Of course, it might be important to add that mentally and emotionally, I am no where close to the place where I am ready to date or have random sex. Not close in the slightest. However, I am a fan of sex. And, I mean, when you are in a 7 year relationship, you get to have a lot of it. Then suddenly you get none. Then you start freaking out. . . .

I just feel like . . . I am not sure how it works anymore. I mean, I had sex with Michael for 7 years. SEVEN years. One person. I know what he likes. I know what he doesn’t like. And vice versa. It freaks me out to think of being naked with anyone! I was a much younger (not to mention, much thinner) person when I started seeing Michael. I was also a lot more open. I have slutty days in my past. Which, ok, maybe isn’t that great emotionally, but can be very freeing sexually. Sex seemed less of a big deal. Now I feel like it’s this horrible monster lurking in the dark, ready to . . . .well, humiliate me.

I am certain I am not the only person who has ever thought this, but for some reason, it’s been really bothering me. I am sure there is something deeper, as well. The thought of being so intimate with someone else. Someone not Michael. Someone who could hurt me.

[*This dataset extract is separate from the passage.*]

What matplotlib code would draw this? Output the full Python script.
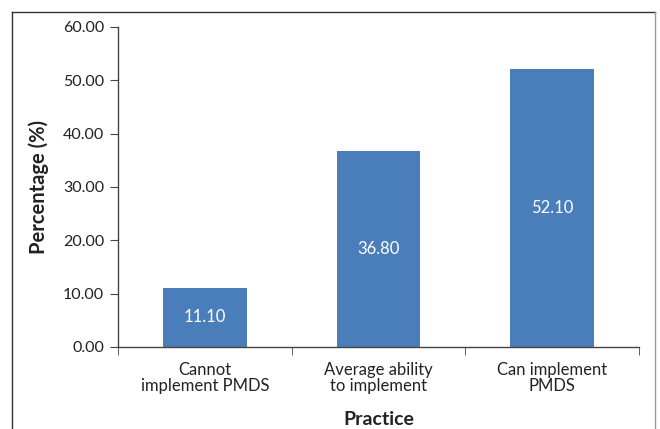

I was telling Heidi the other day that I have never had a “normal” relationship. I have never really dated.  Seriously. I have [what I would consider] dated one person in my life. Otherwise, in High School, I slept around, never dated. In college, I was in a relationship with one person, whom I never actually dated, we were just, together. And then Michael. Whom I didn’t date either because he was married and when he wasn’t anymore, we, basically, got married. We were living together 1 month after he moved out of his wife’s house. So, I don’t know how to date. I don’t know how to be with someone for 3 months and just say “hey, this doesn’t seem to work, let’s go our own way” without that being devastating. And I don’t like to play games. I feel like dating is some big game. I don’t want to play games. I don’t want to have to pretend to be aloof if I really like someone. And I don’t really know the word ‘tact’ when it comes to not liking someone.

Like I said, this is all pretty premature, as I am in no way ready for any dating. Still. I worry. Because THAT? That I am good at.